FAR FROM HEAVEN (Todd Haynes, 2002)
Museum of the Moving Image
35th Ave. at 36th St., Astoria
Thursday, June 14, $20, 7:00
718-777-6800
www.movingimage.us
www.farfromheavenmovie.com
Douglas Sirk and Thomas Mann would be proud. In Todd Haynes’s wonderfully retro Far from Heaven, Oscar-nominated Julianne Moore is amazing as 1950s housewife Cathy Whitaker, who thinks she has the perfect idyllic suburban life — until she discovers that her husband (Dennis Quaid) has a secret that dare not speak its name. Mr. & Mrs.
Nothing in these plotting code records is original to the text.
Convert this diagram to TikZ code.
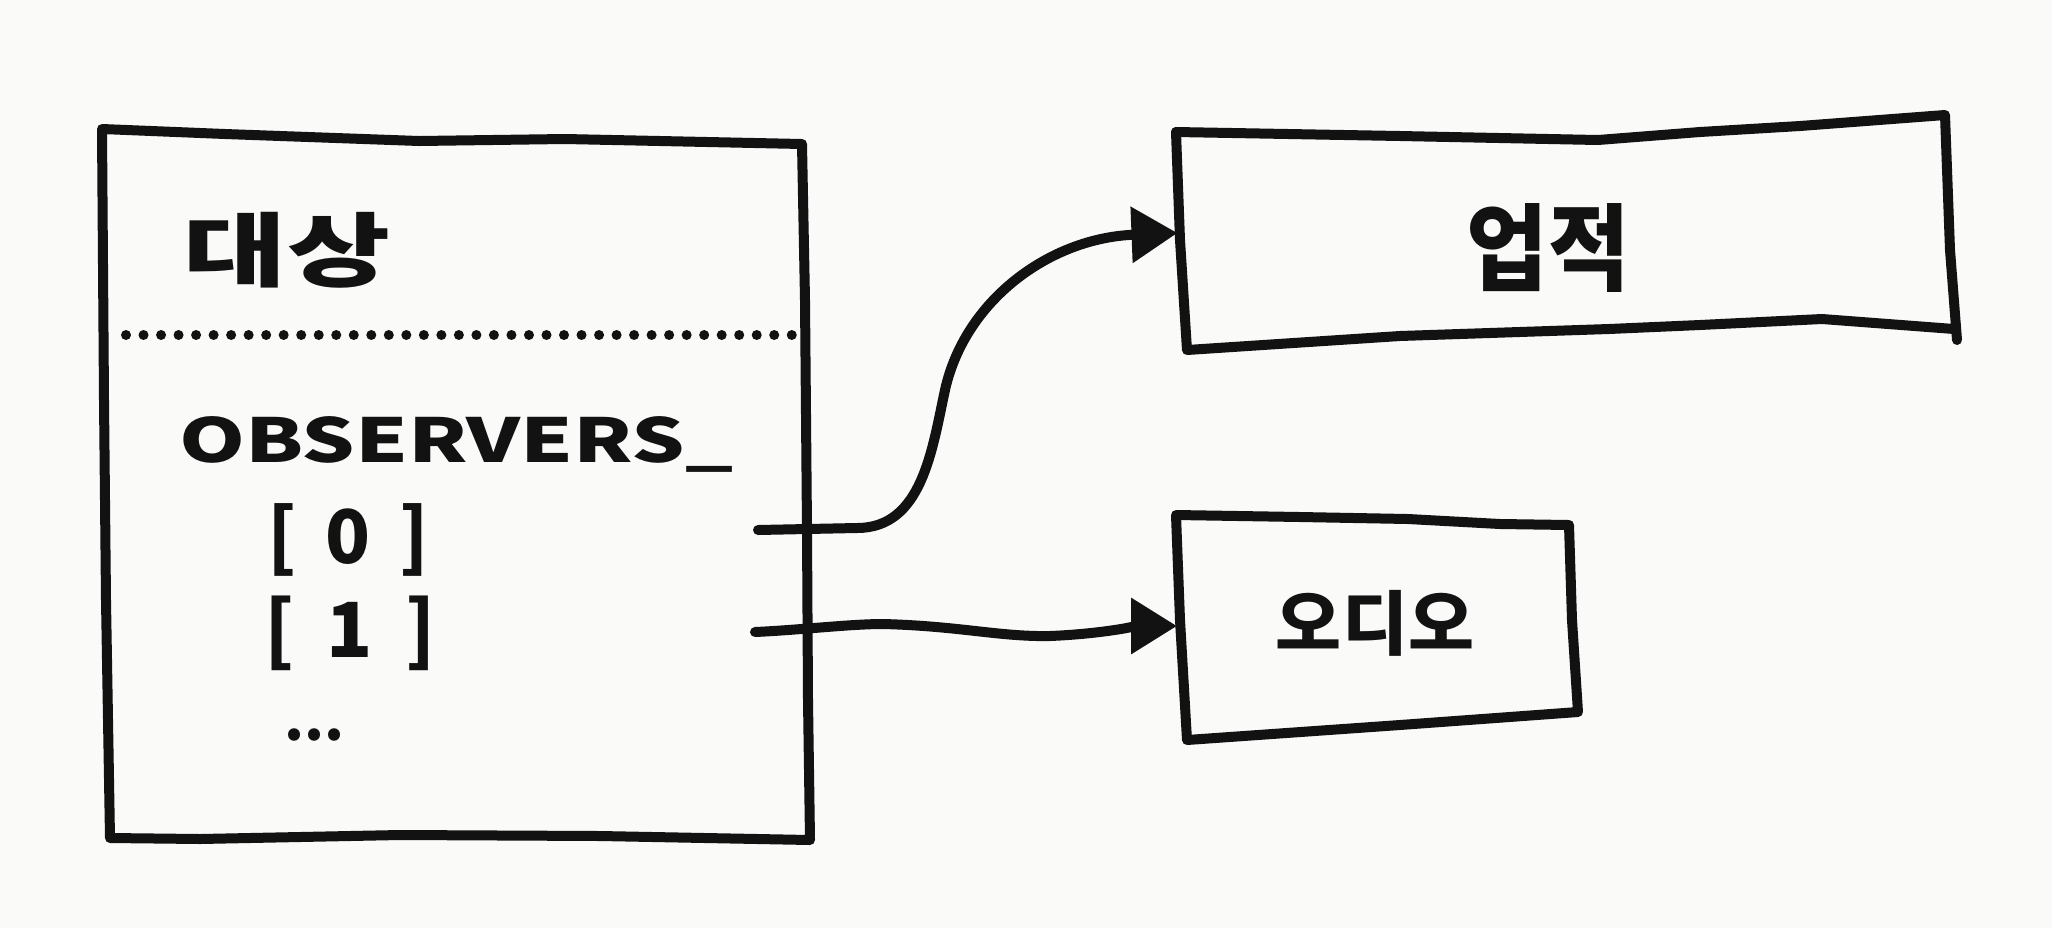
\documentclass[tikz,border=0pt]{standalone}
\usepackage{fontspec}
\usepackage{graphicx}
\usetikzlibrary{arrows.meta}
\newfontfamily\hand{Noto Sans CJK KR}
\definecolor{paper}{RGB}{250,250,249}
\definecolor{ink}{RGB}{18,18,18}
\tikzset{
  sketch/.style={draw=ink, line width=5pt, line join=round, line cap=round},
  conn/.style={draw=ink, line width=5pt, line join=round, line cap=round, -{Triangle[length=23pt,width=27pt]}},
  dotrow/.style={draw=ink, line width=5pt, line cap=round, dash pattern=on 0.01pt off 8.75pt},
  boxshape/.style={draw=none, inner sep=0pt, outer sep=0pt},
  label/.style={text=ink, inner sep=0pt, outer sep=0pt, font=\hand\bfseries}
}
\begin{document}
\begin{tikzpicture}[x=0.5pt, y=-0.5pt]
\useasboundingbox[fill=paper] (0,0) rectangle (2052,928);

% invisible box nodes (for anchoring)
\node[boxshape, minimum width=352pt, minimum height=352.5pt] (subject) at (456,485) {};
\node[boxshape, minimum width=388.5pt, minimum height=108.5pt] (achv) at (1566,237) {};
\node[boxshape, minimum width=199pt, minimum height=109pt] (audio) at (1376,626) {};

% hand-drawn outlines
\draw[sketch] (102,129) -- (225,134) -- (419,141) -- (565,139) -- (802,144)
  -- (805,300) -- (807,530) -- (808,700) -- (810,840)
  -- (600,836) -- (400,835) -- (200,839) -- (110,838)
  -- (106,600) -- (104,400) -- cycle;
\draw[sketch] (1176,132) -- (1400,136) -- (1598,140) -- (1700,132) -- (1800,126) -- (1945,115)
  -- (1950,250) -- (1957,340);
\draw[sketch] (1954,329) -- (1822,319) -- (1700,325) -- (1609,329) -- (1400,336) -- (1187,350)
  -- (1180,240) -- (1176,132);
\draw[sketch] (1176,515) -- (1300,517) -- (1408,519) -- (1500,524) -- (1569,525)
  -- (1572,620) -- (1578,712) -- (1400,725) -- (1187,740) -- (1180,620) -- cycle;

% dotted separator
\draw[dotrow] (126,335) -- (792,335);

% texts
\node[label] (title) at (287,250) {\resizebox*{103pt}{38pt}{대상}};
\node[label, anchor=west] (obs) at (179,444) {\resizebox{277pt}{23pt}{OBSERVERS\_}};
\node[label] (i0) at (348,540) {\fontsize{37}{37}\selectfont\makebox[81pt][s]{[\hfill0\hfill]}};
\node[label] (i1) at (350,633) {\fontsize{38}{38}\selectfont\makebox[86pt][s]{[\hfill1\hfill]}};
\node[label] (more) at (314,735) {\resizebox{30pt}{!}{...}};
\node[label] (achvtext) at (1548,248) {\resizebox*{81.5pt}{44.5pt}{업적}};
\node[label] (audiotext) at (1375,623) {\resizebox*{99pt}{33pt}{오디오}};

% connectors
\coordinate (o0) at (758,530);
\coordinate (o1) at (755,632);
\draw[conn] (o0) -- (857,528) .. controls (922,528) and (932,450) .. (945,390)
  .. controls (965,300) and (1050,238) .. (achv.west |- 0,233);
\draw[conn] (o1) .. controls (800,630) and (850,624) .. (883,624)
  .. controls (960,626) and (1000,637) .. (1050,636)
  .. controls (1100,634) and (1140,626) .. (audio.west);
\end{tikzpicture}
\end{document}
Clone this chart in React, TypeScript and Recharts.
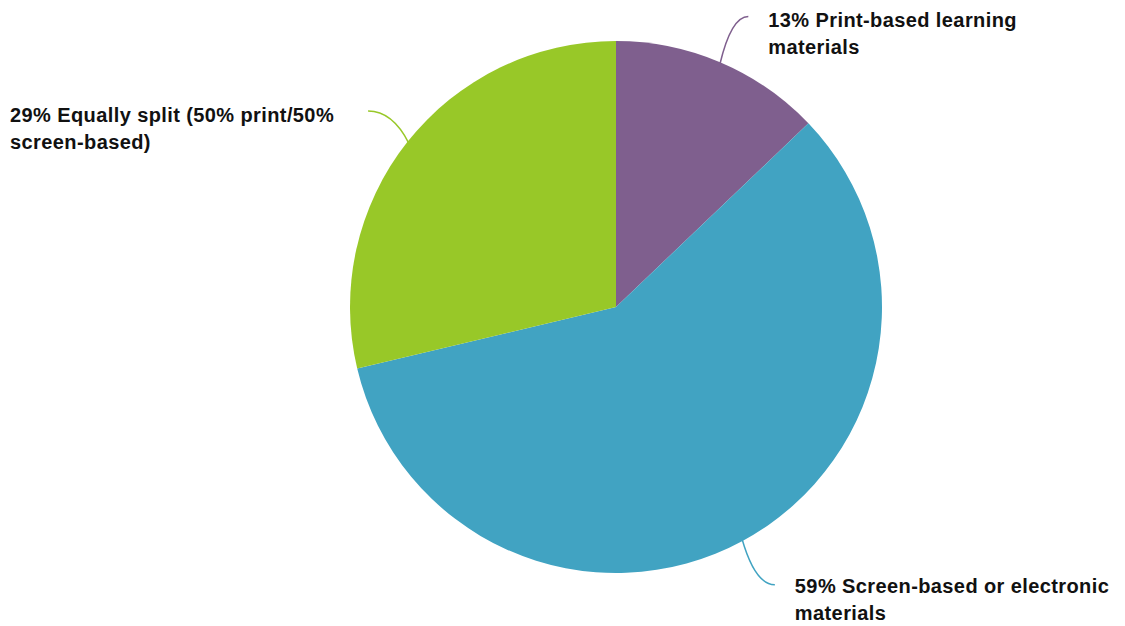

Magnatech they are not after all. When she starts getting all chummy with the black gardener (Dennis Haysbert), people start talking, of course. Part Imitation of Life, part Death in Venice, and oh-so-original, Haynes’s awesome achievement will have you believing you’re watching a film made in the 1950s, propelled by Elmer Bernstein’s excellent music, Edward Lachman’s remarkable photography, and Mark Friedberg’s terrific production design. Far from Heaven is screening at the Museum of the Moving Image on June 14 at 7:00, with Haynes in person to talk about the film in conjunction with the opening of the exhibition “Persol Magnificent Obsessions: 30 stories of craftsmanship in film,” which focuses on artifacts from works by Ed Harris, Jean-Pierre Jeunet, Alfred Hitchcock, Douglas Trumbull, Ennio Morricone, Dean Tavoularis, Clint Eastwood, Haynes, and others.